ARAICHA PAVAKKAI KUZHAMBU, RIDGE GOURD and CORIANDER CHUTNEY
- 300 gms Frozen Bitter gourd rounds or you can use fresh 3-4 medium sized bitter gourds cut into rounds as she says in her recipes.
- 1/2 Onion chopped roughly
- 3-4 pods of garlic (optional)
- 2 tbsp Jaggery (or as per taste)
- 1 red chilly split in half and seeds removed
- 1/2 cup of tamarind pulp
- seasoning (1 tsp of mustard, cumin, methi, & 1 sprig of curry leaves)
- 1/2 cup pearl onion or 1 medium size red onion chopped roughly
- 2 tbsp corriander seeds
- 2 tsp cumin seeds
- 1 tsp pepper
- 2/3 red chillies fry the above in a little bit of oil and blend to a smooth paste
- Optional 3 tbsp of grated coconut ground to a paste or 2 tbsp of pottukadalai (dalia) powdered or 6-8 almonds powdered ( I used pottukadalai 1 & 1/2 tbsp)
- In a pan heat oil and add the seasonings followed by the red chillies.
- Add Onion and fry till translucent. add the garlic and fry a little bit.
- Add the bitter gourd pieces and fry till they turn soft, alternately bitter gourd pieces can be fried separately with a little oil and added here.

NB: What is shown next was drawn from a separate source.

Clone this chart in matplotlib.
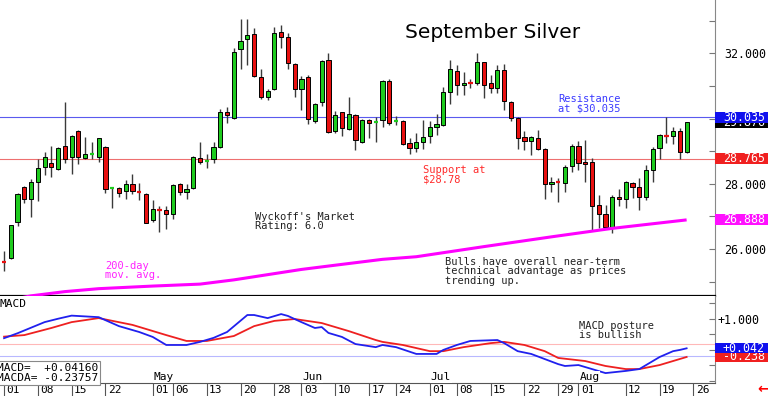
"""
September silver daily candles with 200-day average and MACD pane.
"""

import matplotlib
matplotlib.use("Agg")
import matplotlib.pyplot as plt
from matplotlib.patches import Rectangle
from matplotlib.ticker import MultipleLocator, FixedLocator
from matplotlib.transforms import blended_transform_factory

MONO = "DejaVu Sans Mono"
GREEN = "#1ecb1e"
RED = "#e81010"
WICK = "#3a3a3a"

# daily OHLC, 01 Apr .. 23 Aug (trading days)
opens = [25.60, 25.71, 26.84, 27.89, 27.54, 28.06, 28.50, 28.63, 28.44, 29.16,
         28.81, 29.62, 28.78, 28.90, 28.83, 29.13, 27.87, 27.86, 27.79, 27.98,
         27.75, 27.69, 26.89, 27.20, 27.19, 27.07, 27.98, 27.76, 27.88, 28.80,
         28.71, 28.75, 29.14, 30.19, 30.03, 32.12, 32.43, 32.58, 31.28, 30.65,
         30.90, 32.64, 32.49, 31.67, 30.91, 31.26, 29.93, 30.50, 31.80, 29.62,
         30.19, 29.68, 30.11, 29.29, 29.96, 29.89, 29.96, 31.16, 29.91, 29.92,
         29.26, 29.08, 29.29, 29.46, 29.75, 29.80, 30.82, 31.47, 31.02, 31.09,
         31.08, 31.72, 31.08, 30.93, 31.49, 30.50, 30.02, 29.44, 29.32, 29.41,
         29.07, 27.98, 28.04, 28.02, 28.54, 29.16, 28.67, 28.66, 27.35, 27.06,
         26.68, 27.60, 27.52, 28.02, 27.91, 27.60, 28.41, 29.09, 29.47, 29.46,
         29.62, 28.98]
highs = [25.95, 26.73, 27.73, 27.93, 28.13, 28.75, 28.98, 29.16, 29.14, 30.50,
         29.49, 29.65, 29.44, 29.29, 29.41, 29.16, 27.91, 27.91, 28.12, 28.30,
         28.03, 27.71, 27.50, 27.32, 27.32, 27.99, 28.03, 27.98, 28.86, 29.27,
         28.90, 29.28, 30.28, 30.34, 32.15, 33.04, 33.05, 32.77, 31.52, 30.90,
         32.82, 32.87, 32.61, 31.69, 31.30, 31.34, 30.49, 31.80, 32.00, 30.24,
         30.21, 30.67, 30.13, 29.98, 29.99, 30.06, 31.18, 31.21, 30.08, 29.95,
         29.41, 29.57, 29.95, 29.93, 30.13, 30.96, 31.80, 31.64, 31.44, 31.20,
         32.02, 31.74, 31.33, 31.64, 31.67, 30.54, 30.06, 29.62, 29.46, 29.65,
         29.09, 28.22, 28.17, 28.57, 29.22, 29.31, 29.34, 28.80, 27.65, 27.35,
         27.66, 27.84, 28.08, 28.06, 28.19, 28.57, 29.12, 29.53, 30.04, 29.75,
         29.70, 29.90]
lows = [25.33, 25.70, 26.70, 27.40, 26.99, 27.48, 28.27, 28.20, 28.42, 28.63,
        28.29, 28.60, 28.75, 28.75, 28.68, 27.71, 27.25, 27.60, 27.53, 27.67,
        27.50, 26.78, 26.84, 26.53, 26.60, 26.92, 27.65, 27.52, 27.85, 28.60,
        28.47, 28.63, 29.09, 29.85, 30.00, 31.51, 31.64, 31.28, 30.59, 30.57,
        30.88, 32.15, 31.52, 30.67, 30.26, 29.82, 29.85, 30.38, 29.55, 29.57,
        29.46, 29.65, 29.03, 29.26, 29.41, 29.29, 29.75, 29.80, 29.80, 29.19,
        28.91, 28.98, 29.05, 29.24, 29.49, 29.77, 30.45, 30.72, 30.72, 30.93,
        31.03, 30.62, 30.77, 30.77, 30.26, 29.93, 29.05, 29.03, 28.88, 29.03,
        27.53, 27.74, 27.43, 27.74, 28.37, 28.42, 28.06, 26.58, 26.65, 26.65,
        26.50, 27.32, 27.25, 27.55, 27.19, 27.50, 28.06, 28.76, 29.24, 29.22,
        28.76, 28.93]
closes = [25.58, 26.72, 27.67, 27.52, 28.06, 28.49, 28.81, 28.50, 29.11, 28.75,
          29.46, 28.81, 28.90, 28.92, 29.39, 27.83, 27.89, 27.73, 27.99, 27.78,
          27.73, 26.80, 27.21, 27.18, 27.07, 27.96, 27.76, 27.84, 28.83, 28.68,
          28.73, 29.14, 30.20, 30.12, 32.03, 32.39, 32.55, 31.31, 30.65, 30.85,
          32.63, 32.49, 31.69, 30.92, 31.20, 29.98, 30.44, 31.77, 29.58, 30.12,
          29.70, 30.13, 29.34, 29.96, 29.85, 29.91, 31.15, 29.85, 29.93, 29.22,
          29.09, 29.27, 29.44, 29.75, 29.83, 30.80, 31.52, 31.03, 31.09, 31.07,
          31.72, 31.02, 30.93, 31.49, 30.55, 30.01, 29.39, 29.32, 29.42, 29.07,
          27.98, 28.05, 28.02, 28.52, 29.16, 28.63, 28.61, 27.33, 27.08, 26.68,
          27.60, 27.52, 28.04, 27.89, 27.60, 28.41, 29.07, 29.49, 29.45, 29.63,
          28.98, 29.88]

# 200-day moving average, read at a few days
ma_idx = [0, 4, 9, 14, 22, 29, 34, 39, 44, 49, 56, 61, 71, 81, 90, 101]
ma_vals = [24.40, 24.56, 24.69, 24.78, 24.86, 24.92, 25.05, 25.21, 25.37, 25.50,
           25.68, 25.76, 26.07, 26.37, 26.63, 26.89]

# MACD (blue) and its average (red)
macd_idx = [0, 2, 6, 8, 10, 14, 17, 20, 22, 24, 27, 29, 31, 33, 36, 37, 39, 41,
            42, 44, 46, 47, 48, 50, 52, 55, 56, 58, 61, 64, 65, 67, 69, 73, 74,
            76, 78, 82, 83, 85, 87, 89, 92, 94, 97, 99, 100, 101]
macd_vals = [0.37, 0.53, 0.89, 1.00, 1.10, 1.05, 0.76, 0.57, 0.41, 0.15, 0.15,
             0.25, 0.38, 0.57, 1.12, 1.12, 1.02, 1.15, 1.09, 0.89, 0.70, 0.73,
             0.54, 0.41, 0.18, 0.08, 0.15, 0.08, -0.14, -0.14, -0.01, 0.15, 0.28,
             0.31, 0.21, -0.05, -0.14, -0.47, -0.53, -0.50, -0.63, -0.76, -0.69,
             -0.63, -0.24, -0.05, -0.01, 0.042]
macda_idx = [0, 3, 7, 10, 14, 19, 24, 27, 30, 34, 37, 40, 43, 47, 51, 55, 56, 59,
             63, 65, 68, 72, 74, 77, 80, 82, 86, 89, 92, 94, 97, 101]
macda_vals = [0.42, 0.47, 0.70, 0.89, 1.02, 0.80, 0.47, 0.28, 0.28, 0.44, 0.76,
              0.93, 0.99, 0.86, 0.60, 0.31, 0.25, 0.15, -0.05, -0.05, 0.08, 0.21,
              0.25, 0.15, -0.05, -0.27, -0.37, -0.53, -0.63, -0.63, -0.50, -0.238]

resistance = 30.035
support = 28.765
ma_last = 26.888
last_close = 29.876
macd_last = 0.04160
macda_last = -0.23757

day_ticks = [0, 5, 10, 15, 22, 25, 30, 35, 40, 44, 49, 54, 58, 63, 67, 72, 77,
             82, 85, 92, 97, 102]
day_labels = ["01", "08", "15", "22", "01", "06", "13", "20", "28", "03", "10",
              "17", "24", "01", "08", "15", "22", "29", "01", "12", "19", "26"]
month_ticks = [22, 44, 63, 85]
month_labels = ["May", "Jun", "Jul", "Aug"]


def value_box(axis, value, text, color, height, z):
    """Coloured label box sitting on the right axis."""
    tr = blended_transform_factory(axis.transAxes, axis.transData)
    axis.add_patch(Rectangle((1.0, value - height / 2), 0.08, height, transform=tr,
                             facecolor=color, edgecolor="none", clip_on=False, zorder=z))
    axis.text(1.011, value, text, transform=tr, color="white", fontsize=8.4,
              family=MONO, ha="left", va="center", clip_on=False, zorder=z + 0.5)


fig = plt.figure(figsize=(7.68, 3.96), dpi=100)
ax = fig.add_axes([0.0, 0.2525, 0.931, 0.7475])
mx = fig.add_axes([0.0, 0.0328, 0.931, 0.2197])

xmin, xmax = -0.6, 105.2

# ---- price pane
for i, (o, h, l, c) in enumerate(zip(opens, highs, lows, closes)):
    color = GREEN if c >= o else RED
    ax.vlines(i, l, h, color=WICK, lw=1, zorder=2)
    if abs(c - o) < 0.03:
        ax.hlines(o, i - 0.32, i + 0.32, color=color, lw=1.6, zorder=3)
    else:
        ax.bar(i, abs(c - o), bottom=min(o, c), width=0.62, color=color,
               edgecolor="black", linewidth=0.7, zorder=3)

ax.plot(ma_idx, ma_vals, color="#ff00ff", lw=2.2, zorder=4, solid_capstyle="butt")
ax.axhline(resistance, color="#5a5aee", lw=0.8, zorder=1)
ax.axhline(support, color="#ee7070", lw=0.8, zorder=1)

ax.set_xlim(xmin, xmax)
ax.set_ylim(24.555, 33.635)
ax.set_xticks([])
ax.yaxis.tick_right()
ax.set_yticks([26, 28, 30, 32])
ax.set_yticklabels([f"{v:.3f}" for v in [26, 28, 30, 32]], family=MONO, fontsize=8.4)
ax.yaxis.set_minor_locator(MultipleLocator(1))
ax.tick_params(axis="y", which="both", direction="in", length=4, width=0.8,
               color="#777777", pad=6.5)
for side in ["left", "top"]:
    ax.spines[side].set_visible(False)
ax.spines["right"].set_color("#888888")
ax.spines["bottom"].set_color("black")
ax.spines["bottom"].set_linewidth(1.6)

ax.text(59.4, 32.65, "September Silver", fontsize=14.5, family="DejaVu Sans",
        ha="left", va="center")
ax.text(82, 30.44, "Resistance\nat $30.035", color="#3a3aff", fontsize=7.5,
        family=MONO, ha="left", va="center", linespacing=0.95)
ax.text(62, 28.27, "Support at\n$28.78", color="#ff2a2a", fontsize=7.5,
        family=MONO, ha="left", va="center", linespacing=0.95)
ax.text(37.1, 26.84, "Wyckoff's Market\nRating: 6.0", color="#222222",
        fontsize=7.5, family=MONO, ha="left", va="center", linespacing=0.95)
ax.text(14.9, 25.34, "200-day\nmov. avg.", color="#ff22ff", fontsize=7.5,
        family=MONO, ha="left", va="center", linespacing=0.95)
ax.text(65.2, 25.31, "Bulls have overall near-term\ntechnical advantage as prices\ntrending up.",
        color="#222222", fontsize=7.5, family=MONO, ha="left", va="center",
        linespacing=0.95)

value_box(ax, last_close, f"{last_close:.3f}", "black", 0.34, 10)
value_box(ax, resistance, f"{resistance:.3f}", "#1010ee", 0.34, 11)
value_box(ax, support, f"{support:.3f}", "#f02020", 0.34, 12)
value_box(ax, ma_last, f"{ma_last:.3f}", "#ff10ff", 0.34, 13)

# ---- MACD pane
mx.axhline(0.18, color="#ffb8b8", lw=0.8, zorder=1)
mx.axhline(-0.21, color="#b8b8ff", lw=0.8, zorder=1)
mx.plot(macda_idx, macda_vals, color="#ee2020", lw=1.3, zorder=3)
mx.plot(macd_idx, macd_vals, color="#2020ee", lw=1.3, zorder=4)

mx.set_xlim(xmin, xmax)
mx.set_ylim(-1.081, 1.735)
mx.yaxis.tick_right()
mx.set_yticks([1.0])
mx.set_yticklabels(["+1.000"], family=MONO, fontsize=8.4)
mx.yaxis.set_minor_locator(MultipleLocator(0.5))
mx.tick_params(axis="y", which="both", direction="in", length=4, width=0.8,
               color="#777777", pad=1.5)
mx.xaxis.set_major_locator(FixedLocator(day_ticks))
mx.tick_params(axis="x", direction="out", length=9.4, width=0.8, color="#555555",
               labelbottom=False)
mx.spines["left"].set_visible(False)
mx.spines["top"].set_visible(False)
mx.spines["right"].set_color("#888888")
mx.spines["bottom"].set_color("#555555")

xtr = blended_transform_factory(mx.transData, mx.transAxes)
for t, lab in zip(day_ticks, day_labels):
    mx.text(t + 0.35, -0.078, lab, transform=xtr, fontsize=8, family=MONO,
            ha="left", va="center", clip_on=False)
for t, lab in zip(month_ticks, month_labels):
    mx.text(t + 0.15, -0.887, lab, fontsize=8, family=MONO, ha="left",
            va="center", zorder=5,
            bbox=dict(boxstyle="square,pad=0.05", fc="white", ec="none"))

mx.text(0.0, 1.48, "MACD", fontsize=8, family=MONO, ha="left", va="center",
        transform=blended_transform_factory(mx.transAxes, mx.transData))
mx.text(85.1, 0.618, "MACD posture\nis bullish", fontsize=7.5, family=MONO,
        color="#222222", ha="left", va="center", linespacing=0.95)
mx.text(-0.004, 0.0, f"MACD=  {macd_last:+.5f}\nMACDA= {macda_last:+.5f}",
        transform=mx.transAxes, fontsize=8, family=MONO, ha="left", va="bottom",
        linespacing=1.0, zorder=6,
        bbox=dict(boxstyle="square,pad=0.18", fc="white", ec="#888888", lw=0.8))

value_box(mx, macda_last, f"{macda_last:+.3f}", "#f02020", 0.32, 10)
value_box(mx, macd_last, f"{macd_last:+.3f}", "#1010ee", 0.32, 11)

fig.text(763 / 768, 0.018, "\u2190", color="red", fontsize=10, fontweight="bold",
         ha="center", va="center")

fig.savefig("out.png", dpi=100)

- Add the ground mixture and salt and mix well and when it is boiling add the tamarind pulp close the lid and cook for 6-8 minutes
- Add the jaggery and the optional coconut paste mixture and remove from the heat in 2-3 minutes.
Eat with hot rice and a dollop of ghee or a tsp of oil and enjoy it as we did.
RIDGE GOURD &CORIANDER CHUTNEY
- Ridge Gourd peeled, deseeded and cubed
- 1/4 Onion chopped
- handful coriander leaves
- 1/2 tbsp coriander seeds
- 2 Red chilies
- 1/2 tbsp Channa dal
- 2 tbsp grated coconut
- a small piece of tamarind
salt to taste
- In a pan heat oil, roast the dal, coriander seeds and red chilies and set aside
- Now add the onions and saute till translucent
- add the ridge gourd and saute till cooked 1/2 a cup of water in (here I used the whole ridge gourd as I make chutney with the peel which I have already posted I did not waste anything from the vegetable so i cubed ridge gourd and cooked them in a small pan in a low flame and used it to grind the chutney and followed all the other steps
- add the coriander leaves and saute for a second or two
- Add the coconut, salt and cook for a couple more minutes till everything comes into one big mass.
- Turn off heat, cool and blend.
This was very good, and we used it for 2 days as I had put an extra chillies which made the chutney quite hot !!
I had some frozen beans which I decided to use as already said because of my kids and try to pasify them with a dry curry I thought I could push this pavakka dish in their plate, and it really worked out !!
- 300 gms frozen beans chopped ( or substitute them with fresh ones)
- 2 tbsp of Rapseed oil
- 1 tsp of mustard seeds
- 1 tbsp of channa dal
- 1 tbsp of urad dal
- 1 sprig of curry leaves
- a pinch of asafoetida
- 1 or 2 tbsp of green paste (see note)
- salt to taste
- 2 to 3 tbsp of fresh grated coconut
- Heat oil in a wok, add mustard seeds, and dals and add the chopped beans with sprig of curry leaves and saute them
- Once they are cooked add required quantity of salt and mix well and close the lid.
- After 2 or 3 minutes add the green paste and mix well and saute them for another 10 minutes until they blend and the masala is absorbed by the beans .
- Then add 2 to 3 tbsp of fresh grated coconut mix well leave for 3 minutes and serve.
NOTE: The Green paste is which I always have with me I use this in sandwiches and for making bhel and use it with my fresh grated salads sometimes. This is made with green chillies, coriander leaves, mint leaves & curry leaves. check my post on this.
I am sending this to RCI-Konganadu cuisine to Priya’s easy and tasty recipes blog who is hosting this event.